Track expansion enables the subsequent refinement stage to yield higher-quality tracks, demonstrating that the two processes are mutually beneficial.
The Gaussian Process path in multi-view kernelized matching provides crucial auxiliary spatial position information.

Highlights & Insights¶

GS as a Visibility Tool: Transforms Gaussian Splatting from a rendering utility into a visibility reasoning tool within the SfM pipeline, offering a novel perspective.
Lossless Track Expansion: Extends tracks via projection and geometric verification rather than re-matching, fully preserving the original matching accuracy.
Dual-Path Feature + Coordinate Processing: The Transformer handles appearance features, while the Gaussian Process models spatial coordinates, processing these two complementary information sources.
Comparison with MASt3R-SfM: MASt3R-SfM performs poorly on ETH3D triangulation (with an accuracy@2cm of only 43.9%), indicating that end-to-end approaches still underperform in high-precision triangulation.

Limitations & Future Work¶

Training the Gaussian Splatting model introduces additional computational overhead.
Bidirectional dense matching is computationally expensive (requiring two forward passes per pair of images).
Track expansion depends on the camera pose quality of the initial SfM.
Integration with learning-based SfM methods (e.g., VGGSfM) remains unexplored.
The radius setting for non-maximum suppression varies across datasets.
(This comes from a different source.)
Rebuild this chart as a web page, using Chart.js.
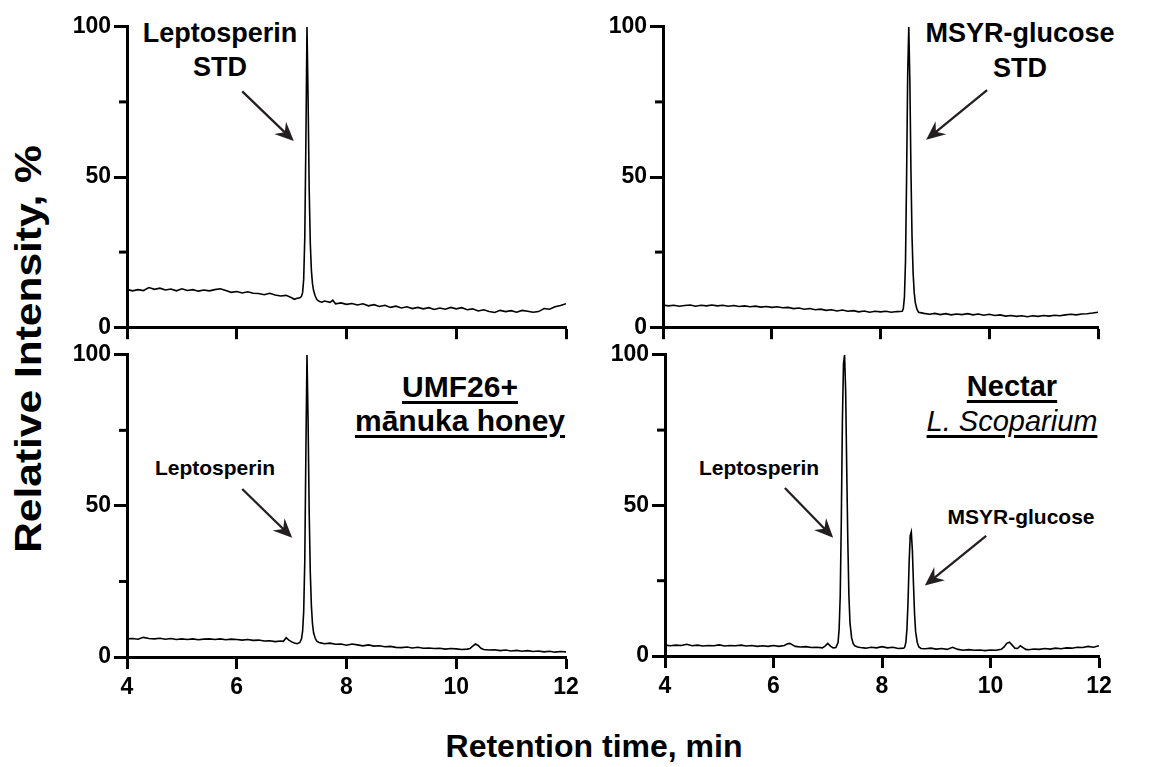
<!DOCTYPE html>
<html>
<head>
<meta charset="utf-8">
<script src="https://cdn.jsdelivr.net/npm/chart.js@4.4.1/dist/chart.umd.min.js"></script>
<style>
html,body{margin:0;padding:0;background:#fff;}
#wrap{position:relative;width:1149px;height:767px;overflow:hidden;font-family:"Liberation Sans",Arial,Helvetica,sans-serif;color:#000;}
#wrap canvas{position:absolute;}
.t{position:absolute;white-space:nowrap;line-height:1;transform:translateX(-50%);}
.u{text-decoration:underline;text-decoration-thickness:2.5px;text-underline-offset:4px;}
</style>
</head>
<body>
<div id="wrap"></div>
<script>
// ---------------- DATA ----------------
const xTicks = [4, 6, 8, 10, 12];
const yTicks = [0, 50, 100];
const yMinorTicks = [25, 75];

// Panel A: Leptosperin STD
const timeA = [4.0,4.1,4.2,4.3,4.4,4.5,4.6,4.7,4.8,4.9,5.0,5.1,5.2,5.3,5.4,5.5,5.6,5.7,5.8,5.9,6.0,6.1,6.2,6.3,6.4,6.5,6.6,6.7,6.8,6.9,7.0,
  7.05,7.1,7.15,7.18,7.2,7.22,7.24,7.26,7.28,7.3,7.32,7.34,7.36,7.38,7.4,7.43,7.46,7.5,7.55,7.6,
  7.7,7.75,7.8,
  7.9,8.0,8.1,8.2,8.3,8.4,8.5,8.6,8.7,8.8,8.9,9.0,9.1,9.2,9.3,9.4,9.5,9.6,9.7,9.8,9.9,10.0,10.1,10.2,10.3,10.4,10.5,10.6,10.7,10.8,10.9,11.0,11.1,11.2,11.3,11.4,11.5,11.6,11.7,11.8,11.9,12.0];
const intensityA = [12.6,12.1,12.5,12.2,13.2,12.6,13.0,12.4,12.7,12.1,12.8,12.2,12.5,12.0,12.4,12.1,12.5,12.8,12.2,11.6,11.9,11.4,11.8,11.3,11.2,10.8,11.3,10.7,10.4,10.6,9.8,
  9.3,9.6,9.8,10.3,11.5,16,30,62,100,76,46,28,19,14.5,12.2,10.4,9.2,8.6,8.3,8.7,
  8.3,9.0,7.8,
  8.1,7.6,7.9,7.4,7.8,7.1,7.5,6.9,7.3,6.6,7.0,6.4,6.8,6.2,6.6,6.1,6.5,5.9,6.4,6.0,6.6,6.1,6.5,5.8,6.1,5.4,5.8,5.2,4.9,5.6,5.2,5.5,5.0,5.6,5.3,5.0,5.2,6.2,6.0,6.8,7.2,7.8];

// Panel B: MSYR-glucose STD
const timeB = [4.0,4.1,4.2,4.3,4.4,4.5,4.6,4.7,4.8,4.9,5.0,5.1,5.2,5.3,5.4,5.5,5.6,5.7,5.8,5.9,6.0,6.1,6.2,6.3,6.4,6.5,6.6,6.7,6.8,6.9,7.0,7.1,7.2,7.3,7.4,7.5,7.6,7.7,7.8,7.9,8.0,8.1,8.2,8.3,8.4,
  8.42,8.44,8.46,8.48,8.5,8.52,8.54,8.56,8.58,8.6,8.62,8.64,8.67,8.7,
  8.8,8.9,9.0,9.1,9.2,9.3,9.4,9.5,9.6,9.7,9.8,9.9,10.0,10.1,10.2,10.3,10.4,10.5,10.6,10.7,10.8,10.9,11.0,11.1,11.2,11.3,11.4,11.5,11.6,11.7,11.8,11.9,12.0];
const intensityB = [7.4,7.1,7.3,7.0,7.2,7.4,7.0,7.3,7.1,7.4,7.1,7.3,7.0,7.2,6.9,7.1,6.8,7.0,6.7,6.9,6.6,6.8,6.5,6.6,6.2,6.4,6.0,6.2,5.8,6.0,5.6,5.8,5.4,5.7,5.3,5.5,5.1,5.4,5.0,5.3,5.1,5.3,5.0,5.2,5.3,
  6.2,10,22,50,84,100,82,52,30,18,11.5,8.2,6.0,5.0,
  4.6,4.3,4.6,4.2,4.5,4.1,4.4,4.2,4.5,4.1,4.4,4.0,4.3,3.9,4.1,3.7,3.9,3.6,3.8,3.5,3.8,3.6,3.9,3.7,4.0,3.8,4.1,4.3,4.1,4.4,4.5,4.7,5.0];

// Panel C: UMF26+ manuka honey
const timeC = [4.0,4.1,4.2,4.3,4.4,4.5,4.6,4.7,4.8,4.9,5.0,5.1,5.2,5.3,5.4,5.5,5.6,5.7,5.8,5.9,6.0,6.1,6.2,6.3,6.4,6.5,6.6,6.7,6.8,
  6.85,6.9,6.95,7.0,7.05,7.1,7.15,7.18,7.2,7.22,7.24,7.26,7.28,7.3,7.32,7.34,7.36,7.38,7.4,7.43,7.46,7.5,7.55,
  7.6,7.7,7.8,7.9,8.0,8.1,8.2,8.3,8.4,8.5,8.6,8.7,8.8,8.9,9.0,9.1,9.2,9.3,9.4,9.5,9.6,9.7,9.8,9.9,10.0,10.1,10.2,
  10.25,10.3,10.35,10.4,10.45,
  10.5,10.6,10.7,10.8,10.9,11.0,11.1,11.2,11.3,11.4,11.5,11.6,11.7,11.8,11.9,12.0];
const intensityC = [6.0,6.1,5.9,6.5,6.1,6.0,6.2,5.9,6.1,5.8,6.0,5.8,6.0,5.7,5.9,6.0,5.8,6.0,5.7,5.9,5.8,5.6,5.8,5.5,5.6,5.3,5.4,5.1,5.3,
  5.2,6.4,5.6,5.0,4.6,4.4,4.8,6.0,8.5,15,32,68,100,78,48,28,17,11,8,6.2,5.2,4.8,4.6,
  4.4,4.6,4.2,4.3,3.9,4.3,4.0,3.7,4.0,3.6,3.7,3.4,3.5,3.2,3.1,3.3,3.0,3.2,2.9,3.0,2.8,2.9,2.6,2.8,2.7,2.5,2.6,
  2.8,3.6,4.3,3.8,2.9,
  2.5,2.3,2.4,2.1,2.3,2.0,2.2,1.9,2.1,1.8,2.0,1.7,1.9,1.6,1.8,1.7];

// Panel D: Nectar L. scoparium
const timeD = [4.0,4.1,4.2,4.3,4.4,4.5,4.6,4.7,4.8,4.9,5.0,5.1,5.2,5.3,5.4,5.5,5.6,5.7,5.8,5.9,6.0,6.1,
  6.2,6.25,6.3,6.35,6.4,
  6.5,6.6,6.7,6.8,6.9,
  6.95,7.0,7.05,7.1,7.15,7.19,7.21,7.23,7.25,7.27,7.29,7.31,7.33,7.35,7.37,7.39,7.41,7.44,7.47,7.5,7.55,
  7.6,7.7,7.8,7.9,8.0,8.1,8.2,8.3,8.4,
  8.42,8.44,8.46,8.48,8.5,8.52,8.54,8.56,8.58,8.6,8.62,8.65,8.68,8.72,
  8.8,8.9,9.0,9.1,9.2,9.3,9.4,9.5,9.6,9.7,9.8,9.9,10.0,10.1,10.2,
  10.25,10.3,10.35,10.4,10.45,10.5,10.55,10.6,10.65,
  10.7,10.8,10.9,11.0,11.1,11.2,11.3,11.4,11.5,11.6,11.7,11.8,11.9,12.0];
const intensityD = [3.6,3.4,3.6,3.5,3.9,3.4,3.6,3.3,3.5,3.4,3.7,3.3,3.5,3.4,3.6,3.3,3.5,3.2,3.4,3.2,3.5,3.2,
  3.5,4.0,4.2,3.7,3.2,
  3.0,3.1,2.8,2.9,2.7,
  3.3,4.2,3.3,2.7,2.8,4.5,9,20,45,78,97,100,88,62,38,20,11,6,4,3.4,3.0,
  2.8,2.6,2.9,2.7,3.1,2.7,2.9,2.5,2.6,
  3.0,4.5,9,18,31,40,41.2,35,24,14,8,4.5,3.0,2.5,
  2.4,2.6,2.3,2.5,2.2,2.9,2.2,1.9,2.1,1.9,2.0,1.8,2.0,1.9,2.2,
  3.0,4.2,4.6,3.6,2.6,2.5,3.4,2.8,2.2,
  2.1,2.3,2.2,2.5,2.3,2.6,2.4,2.7,2.6,2.9,2.8,3.2,2.9,3.4];

// ---------------- LAYOUT ----------------
const FONT = 'Liberation Sans, Arial, sans-serif';
const panels = [
  {l:127, r:566, t:25, b:328, xLabels:false, times:timeA, vals:intensityA,
   arrows:[[6.10,78.5,7.04,62.0]]},
  {l:663, r:1098, t:25, b:328, xLabels:false, times:timeB, vals:intensityB,
   arrows:[[9.96,78.9,8.84,62.4]]},
  {l:127, r:566, t:353, b:657, xLabels:true, times:timeC, vals:intensityC,
   arrows:[[6.10,55.6,7.01,39.5]]},
  {l:665, r:1099, t:353, b:656, xLabels:true, times:timeD, vals:intensityD,
   arrows:[[6.21,55.8,7.10,39.3],[9.92,39.9,8.79,23.4]]}
];

const texts = [
  {s:'Leptosperin', x:220, y:43, f:27, w:'bold'},
  {s:'STD', x:220, y:77, f:27, w:'bold'},
  {s:'MSYR-glucose', x:1020, y:43, f:27, w:'bold'},
  {s:'STD', x:1020, y:78, f:27, w:'bold'},
  {s:'UMF26+', x:460, y:397, f:30, w:'bold', u:true},
  {s:'mānuka honey', x:460, y:431, f:30, w:'bold', u:true},
  {s:'Leptosperin', x:215, y:475, f:21, w:'bold'},
  {s:'Nectar', x:1012, y:397, f:29, w:'bold', u:true},
  {s:'L. Scoparium', x:1012, y:432, f:29, w:'normal', i:true, u:true},
  {s:'Leptosperin', x:759, y:475, f:21, w:'bold'},
  {s:'MSYR-glucose', x:1021, y:524, f:21, w:'bold'},
  {s:'Retention time, min', x:594, y:757, f:32, w:'bold'}
];

const wrap = document.getElementById('wrap');
texts.forEach(o => {
  const d = document.createElement('div');
  d.className = 't' + (o.u ? ' u' : '');
  d.textContent = o.s;
  d.style.left = o.x + 'px';
  d.style.top = (o.y - 0.8465 * o.f) + 'px';
  d.style.fontSize = o.f + 'px';
  d.style.fontWeight = o.w;
  if (o.i) d.style.fontStyle = 'italic';
  wrap.appendChild(d);
});
const yt = document.createElement('div');
yt.textContent = 'Relative Intensity, %';
yt.style.cssText = 'position:absolute;left:29px;top:349px;white-space:nowrap;line-height:1;font-size:36px;font-weight:bold;transform:translate(-50%,-50%) rotate(-90deg) scaleX(1.18);';
wrap.appendChild(yt);

function drawArrow(ctx, x0, y0, x1, y1) {
  const dx = x1 - x0, dy = y1 - y0, len = Math.hypot(dx, dy);
  const ux = dx / len, uy = dy / len, px = -uy, py = ux;
  const L = 19, W = 8.5;
  ctx.strokeStyle = '#231f20'; ctx.fillStyle = '#231f20';
  ctx.lineWidth = 2.3;
  ctx.beginPath(); ctx.moveTo(x0, y0); ctx.lineTo(x1 - ux * 11, y1 - uy * 11); ctx.stroke();
  ctx.beginPath();
  ctx.moveTo(x1, y1);
  ctx.lineTo(x1 - ux * L + px * W, y1 - uy * L + py * W);
  ctx.lineTo(x1 - ux * L * 0.66, y1 - uy * L * 0.66);
  ctx.lineTo(x1 - ux * L - px * W, y1 - uy * L - py * W);
  ctx.closePath(); ctx.fill();
}

const extras = {
  id: 'extras',
  afterDraw(chart, args, opts) {
    const ctx = chart.ctx, xs = chart.scales.x, ys = chart.scales.y;
    const left = chart.chartArea.left;
    ctx.save();
    ctx.strokeStyle = '#000'; ctx.lineWidth = 3; ctx.lineCap = 'butt';
    yMinorTicks.forEach(v => {
      const py = ys.getPixelForValue(v);
      ctx.beginPath(); ctx.moveTo(left - 8, py); ctx.lineTo(left, py); ctx.stroke();
    });
    (opts.arrows || []).forEach(a => drawArrow(ctx,
      xs.getPixelForValue(a[0]), ys.getPixelForValue(a[1]),
      xs.getPixelForValue(a[2]), ys.getPixelForValue(a[3])));
    ctx.restore();
  }
};

panels.forEach(p => {
  const xH = p.xLabels ? 50 : 16;
  const W = p.r - p.l + 90, H = p.b - p.t + 15 + xH;
  const c = document.createElement('canvas');
  c.width = W; c.height = H;
  c.style.width = W + 'px'; c.style.height = H + 'px';
  c.style.left = (p.l - 70) + 'px'; c.style.top = (p.t - 15) + 'px';
  wrap.appendChild(c);
  new Chart(c, {
    type: 'line',
    data: { datasets: [{
      data: p.times.map((t, i) => ({ x: t, y: p.vals[i] })),
      borderColor: '#000', borderWidth: 1.6, pointRadius: 0, tension: 0, fill: false
    }]},
    options: {
      responsive: false, animation: false, events: [],
      layout: { padding: { top: 15, right: 20, left: 0, bottom: 0 } },
      plugins: { legend: { display: false }, tooltip: { enabled: false }, extras: { arrows: p.arrows } },
      scales: {
        x: {
          type: 'linear', min: xTicks[0], max: xTicks[xTicks.length - 1],
          afterFit: s => { s.height = xH; },
          afterBuildTicks: s => { s.ticks = xTicks.map(v => ({ value: v })); },
          ticks: { display: p.xLabels, color: '#000', padding: 5, maxRotation: 0, autoSkip: false,
                   font: { family: FONT, size: 23, weight: 'bold' } },
          grid: { display: true, drawOnChartArea: false, drawTicks: true, tickLength: 12, tickWidth: 3, tickColor: '#000' },
          border: { display: true, color: '#000', width: 3 }
        },
        y: {
          type: 'linear', min: yTicks[0], max: yTicks[yTicks.length - 1],
          afterFit: s => { s.width = 70; },
          afterBuildTicks: s => { s.ticks = yTicks.map(v => ({ value: v })); },
          ticks: { color: '#000', padding: 3, font: { family: FONT, size: 23, weight: 'bold' } },
          grid: { display: true, drawOnChartArea: false, drawTicks: true, tickLength: 13, tickWidth: 3, tickColor: '#000' },
          border: { display: true, color: '#000', width: 3 }
        }
      }
    },
    plugins: [extras]
  });
});
</script>
</body>
</html>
Although DFSfM's quantization strategy increases track consistency, it sacrifices accuracy and density; Dense-SfM elegantly bypasses this trade-off.
While PixSfM refines keypoints by adapting feature metrics, ours employs a dual-path Transformer+GP architecture to yield superior results.
Insight: There remains substantial design space for integrating dense matching with SfM, where track consistency remains a core challenge.

Rating¶

Novelty: ⭐⭐⭐⭐ The GS track-expansion scheme is innovative, and the GP+Transformer dual-path refinement is cleverly designed.
Experimental Thoroughness: ⭐⭐⭐⭐ Extensive coverage across three datasets (ETH3D, Texture-Poor, IMC) with thorough ablation studies.
Writing Quality: ⭐⭐⭐⭐ Clear flowcharts and well-explained design motivations for individual components.
Value: ⭐⭐⭐⭐ Successfully addresses practical pain points of incorporating dense matches into SfM, offering strong utility.